Das systemische Denken entstand als Produkt einer Evolution des menschlichen Denkens und Fühlens, verbunden mit sehr umfassenden Veränderungen in der Sicht von der Welt und dem, was darin geschieht. Die zunächst ingenieurwissenschaftliche Betrachtungsweise von regelhaften Rückkopplungseffekten in technischen Systemen (Kybernetik) wirkte als Katalysator des Denkens auch in den Humanwissenschaften. Die Entwicklung systemischen Denkens lässt sich nach unserer Auffassung keiner einzelnen Person zuschreiben, und ihre Anfänge entspringen einer Art Zeitgeist, der in Kommunikationstheorie (Bateson, Watzlawik, Förster, Maturana u. a.), Familientherapie (Minuchin, Palazzoli, Satir u.a.) und dem philosophischen Konstruktivismus seinen Ursprung haben könnte.
Systemisches Counseling versteht sich als Haltung und Methode zugleich. Gemeint ist damit eine erkenntnistheoretische Sichtweise, die eher zur Verbindung als zur Trennung einlädt, eher zum Einschließen als zum Ausschließen, zum anderen eine Methode des Beratungshandelns.
Einige Kerneinsichten systemisch-konstruktivistischen Denkens:
Der Mensch »erfindet« seine Wirklichkeitswahrnehmung. Wir verstehen Lebewesen als autonome, selbstorganisierte und selbstregulierte Systeme. Sie sind nicht instruierbar.
Subjektabhängige Wahrnehmungen, nicht objektive Kriterien bestimmen den Umfang des Sinn- oder Problemsystems.
Das aufklärende Verstehen des »Wie« und »Wozu« einer bisherigen leidvollen Lösung (Problem), weniger ein Streit um das »Warum«
»Psychische Störungen« nicht mehr nur als individuelle Prozesse gesehen. Der Begriff »Krankheit« selbst war (und ist) nicht mehr angemessen für Phänomene, die offensichtlich mit sozialen Prozessen eng verbunden sind.
Wir verwenden den Begriff Systemisches Counseling — im Bereich der Psychotherapie als »Systemische Therapie« bekannt — als Bezeichnung für eine Methode des Beratungshandelns, die vor etwa 50 Jahren als »Familientherapie« bekannt wurde und sich im Laufe der Zeit von dort her weiterentwickelt hat.
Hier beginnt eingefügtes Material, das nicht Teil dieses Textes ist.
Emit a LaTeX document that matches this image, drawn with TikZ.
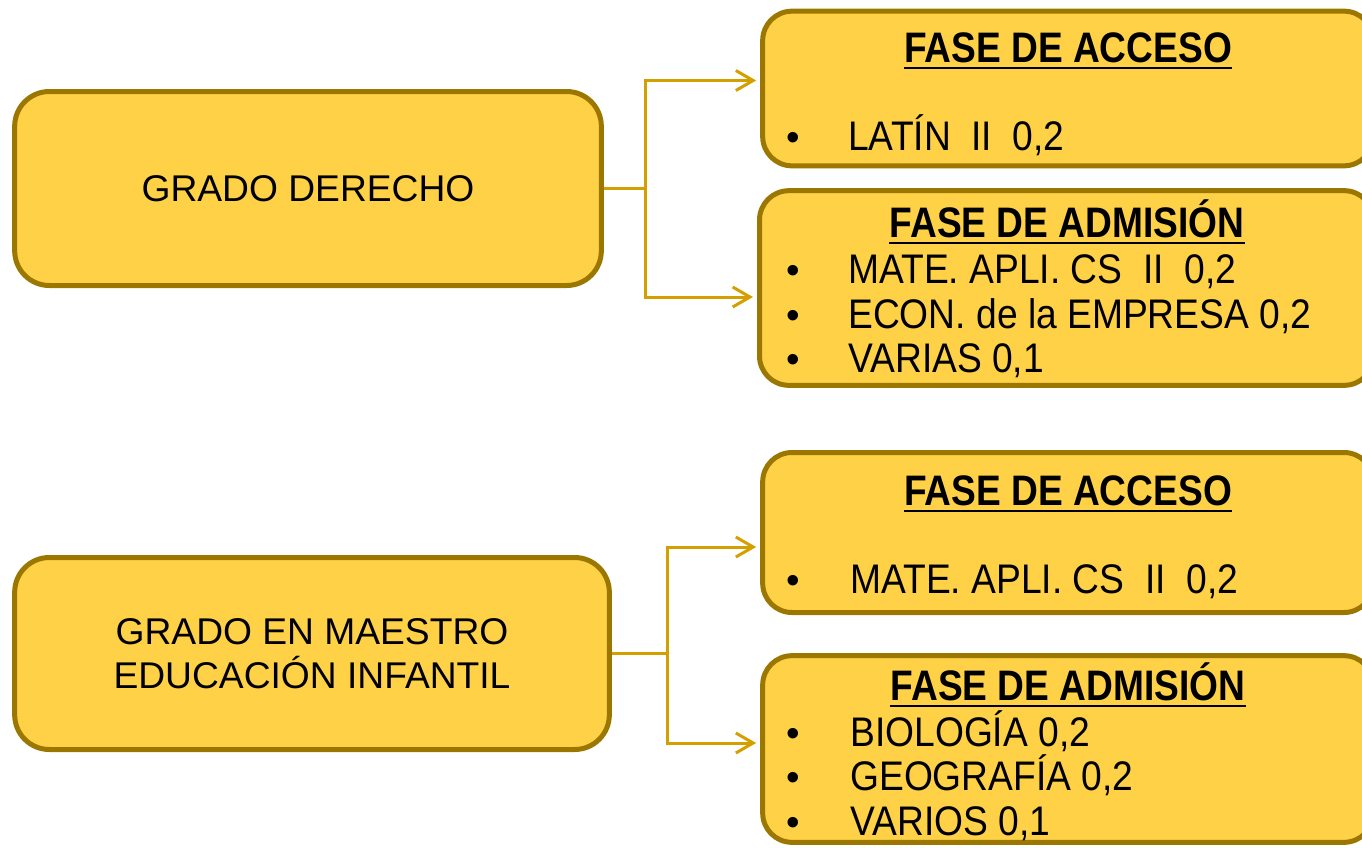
\documentclass[tikz,border=0pt]{standalone}
\usepackage{fontspec}
\setmainfont{Liberation Sans}
\newfontfamily\estrecha[FakeStretch=0.9]{Liberation Sans}
\newfontfamily\estrechab[FakeStretch=0.87]{Liberation Sans}
\usetikzlibrary{arrows.meta,calc}
\definecolor{relleno}{HTML}{FFD147}
\definecolor{borde}{HTML}{9C7700}
\definecolor{rama}{HTML}{D4A000}
\tikzset{
  grado/.style={draw=borde, fill=relleno, line width=3.75pt, rounded corners=26pt,
    align=center, inner sep=0pt, font=\fontsize{27.9}{33}\selectfont},
  fase/.style={draw=borde, fill=relleno, line width=3.75pt, rounded corners=22pt, inner sep=0pt},
  titulo/.style={anchor=base, inner sep=0pt, font=\estrechab\bfseries\fontsize{32}{38}\selectfont},
  subrayado/.style={line width=2.2pt},
  elem/.style={anchor=base west, inner sep=0pt, font=\estrecha\fontsize{31}{37}\selectfont},
  bala/.style={anchor=base, inner sep=0pt, font=\fontsize{29}{35}\selectfont},
  conector/.style={draw=rama, line width=2.25pt},
  flecha/.style={conector, shorten >=3pt, -{Straight Barb[length=13pt,width=15pt]}},
}
\begin{document}
\begin{tikzpicture}[x=0.75pt, y=-0.75pt]
  \useasboundingbox (0,0) rectangle (1362,847);
  \clip (0,0) rectangle (1362,847);

  % grados
  \node[grado, minimum width=440pt, minimum height=145.5pt] (der) at (308,188.5) {GRADO DERECHO};
  \node[grado, minimum width=446pt, minimum height=144pt] (mae) at (312,653.5)
    {GRADO EN MAESTRO\\EDUCACIÓN INFANTIL};

  % fases
  \node[fase, minimum width=458pt, minimum height=116pt] (acc1) at (1068,88.5) {};
  \node[fase, minimum width=460.5pt, minimum height=146pt] (adm1) at (1066.5,288) {};
  \node[fase, minimum width=458pt, minimum height=120pt] (acc2) at (1068,532.5) {};
  \node[fase, minimum width=458pt, minimum height=140pt] (adm2) at (1068,749) {};

  \node[titulo] (tacc1) at (1068,62) {FASE DE ACCESO};
  \node[titulo] (tadm1) at (1067,237) {FASE DE ADMISIÓN};
  \node[titulo] (tacc2) at (1068,505) {FASE DE ACCESO};
  \node[titulo] (tadm2) at (1068,700) {FASE DE ADMISIÓN};
  \foreach \t in {tacc1,tadm1,tacc2,tadm2}
    \draw[subrayado] ([yshift=-4.5pt]\t.base west) -- ([yshift=-4.5pt]\t.base east);

  \foreach \y/\t [count=\i] in {150/{LATÍN\ \ II\ \ 0,2},
      283/{MATE. APLI. CS\ \ II\ \ 0,2}, 328/{ECON. de la EMPRESA 0,2}, 372/{VARIAS 0,1}} {
    \node[bala] (b1-\i) at (793,\y) {\textbullet};
    \node[elem] (e1-\i) at (848,\y) {\t};
  }
  \foreach \y/\t [count=\i] in {593/{MATE. APLI. CS\ \ II\ \ 0,2},
      746/{BIOLOGÍA 0,2}, 790/{GEOGRAFÍA 0,2}, 835/{VARIOS 0,1}} {
    \node[bala] (b2-\i) at (793,\y) {\textbullet};
    \node[elem] (e2-\i) at (850,\y) {\t};
  }

  % conectores
  \coordinate (j1) at (645,188.5);
  \draw[conector] (der.east) -- (j1);
  \draw[flecha] (j1) |- ($(acc1.west)+(0,-8)$);
  \draw[flecha] (j1) |- ($(adm1.west)+(0,9)$);

  \coordinate (j2) at (667,653.5);
  \draw[conector] (mae.east) -- (j2);
  \draw[flecha] (j2) |- ($(acc2.west)+(0,14.5)$);
  \draw[flecha] (j2) |- ($(adm2.west)+(0,-6)$);
\end{tikzpicture}
\end{document}
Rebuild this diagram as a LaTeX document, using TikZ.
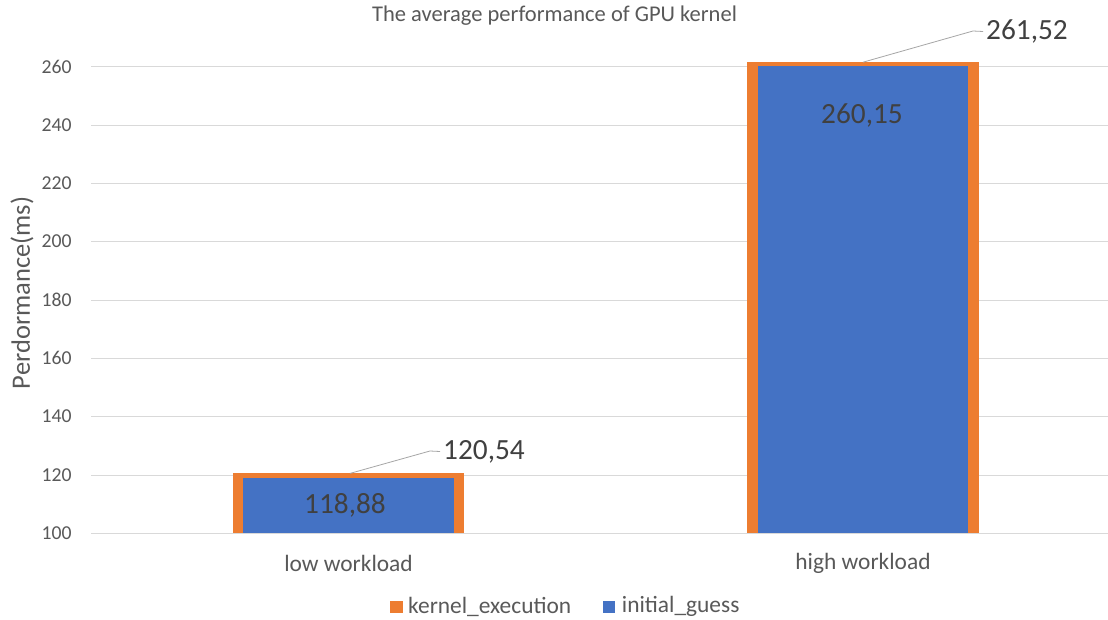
\documentclass[tikz,border=0pt]{standalone}
\usepackage{fontspec}
\setmainfont{Carlito}
\definecolor{barorange}{HTML}{ED7D31}
\definecolor{barblue}{HTML}{4472C4}
\definecolor{txtgray}{HTML}{595959}
\definecolor{lblgray}{HTML}{404040}
\definecolor{gridgray}{HTML}{D9D9D9}
\definecolor{leadgray}{HTML}{A6A6A6}
\tikzset{
  grid line/.style={draw=gridgray, line width=0.9pt},
  tick label/.style={anchor=east, inner sep=0pt, text=txtgray, font=\fontsize{19.7}{22}\selectfont},
  cat label/.style={inner sep=0pt, text=txtgray, font=\fontsize{23.4}{26}\selectfont},
  data label/.style={inner sep=0pt, text=lblgray, font=\fontsize{29.3}{32}\selectfont},
  leader/.style={draw=leadgray, line width=0.8pt},
  legend text/.style={anchor=west, inner sep=0pt, text=txtgray, font=\fontsize{23.4}{26}\selectfont},
}
\begin{document}
\begin{tikzpicture}[x=1pt, y=-1pt]
\useasboundingbox (0,0) rectangle (1108,620);
\fill[white] (0,0) rectangle (1108,620);

% value axis: 100 at y=533.3, 2.9167 px per unit
\foreach \v in {100,120,...,260}{
  \pgfmathsetmacro{\yy}{533.3-(\v-100)*2.9167}
  \draw[grid line] (91,\yy) -- (1108,\yy);
  \node[tick label] (tick\v) at (71.7,\yy) {\v};
}

% title and axis title
\node[inner sep=0pt, text=txtgray, font=\fontsize{22.5}{25}\selectfont] (title) at (554.5,16) {The average performance of GPU kernel};
\node[inner sep=0pt, text=txtgray, font=\fontsize{26.5}{29}\selectfont, rotate=90] (ytitle) at (22,293) {Perdormance(ms)};

% bars: kernel_execution (orange, wide) behind initial_guess (blue, narrow)
\fill[barorange] (232.7,533.3) rectangle (464.3,473.4);
\fill[barblue] (243.3,533.3) rectangle (454.0,478.2);
\fill[barorange] (747.3,533.3) rectangle (979.0,62.2);
\fill[barblue] (757.7,533.3) rectangle (968.3,66.2);

% data labels
\node[data label] (lowblue) at (345,505.8) {118,88};
\node[data label] (highblue) at (862,115) {260,15};
\node[data label, anchor=west, inner xsep=3pt] (loworange) at (440,451.5) {120,54};
\node[data label, anchor=west, inner xsep=3pt] (highorange) at (983,31.5) {261,52};

\coordinate (lowtop) at (350,473.4);
\coordinate (hightop) at (863,62.2);
\coordinate (lowbend) at (430,451);
\coordinate (highbend) at (973,31);
\draw[leader] (lowtop) -- (lowbend) -- (loworange.west);
\draw[leader] (hightop) -- (highbend) -- (highorange.west);

% category labels
\node[cat label] (catlow) at (348.5,563) {low workload};
\node[cat label] (cathigh) at (863,563) {high workload};

% legend
\fill[barorange] (390,600.7) rectangle (402.7,613.3);
\node[legend text] (legexec) at (408,606.5) {kernel\_execution};
\fill[barblue] (602.7,600.7) rectangle (615.4,613.3);
\node[legend text] (legguess) at (621.7,606.5) {initial\_guess};
\end{tikzpicture}
\end{document}
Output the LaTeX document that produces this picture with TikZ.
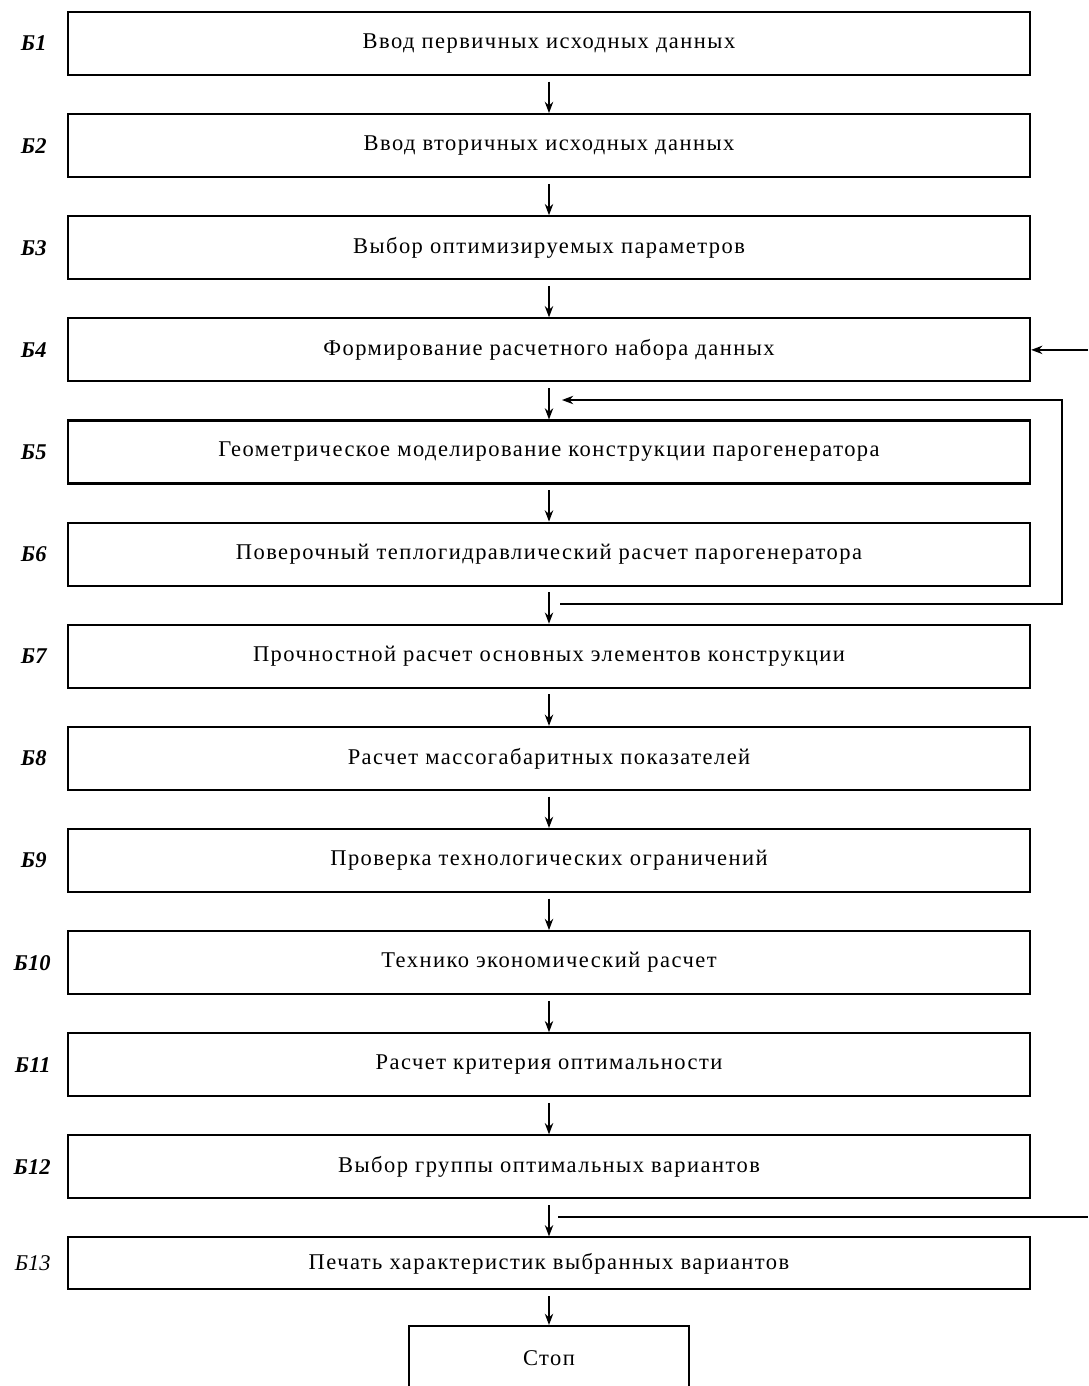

Wir sprechen heute eher von systemischem Counseling (pädagogisch-therapeutischem Beraten) bzw. systemischem Denken als von »Familientherapie«. Diese Erweiterung des Sprachgebrauchs soll zum einen verdeutlichen, dass es nicht zwangsläufig die Familie sein muss, die im Zentrum der Aufmerksamkeit steht, zum anderen, dass die Arbeitsfelder neben der Beratungsarbeit im Gesundheits-, Sozial- und Erziehungswesen auch in Supervision und Organisationsberatung bis hin zur Politik liegen.
Mehrgenerationale Wirklichkeiten sichtbar machen (Genogrammarbeit). Genogramme dienen der übersichtlichen Darstellung von komplexen Informationen über Familiensysteme. Sie vereinfachen den Überblick und veranschaulichen auch bisher verdeckte Zusammenhänge, die auf der reinen Sprachebene oft übersehen werden.
Oberste Prämisse systemischen Denkens und Counselings ist, den Möglichkeitsraum der am Beratungsprozess beteiligten Individuen zu vergrößern.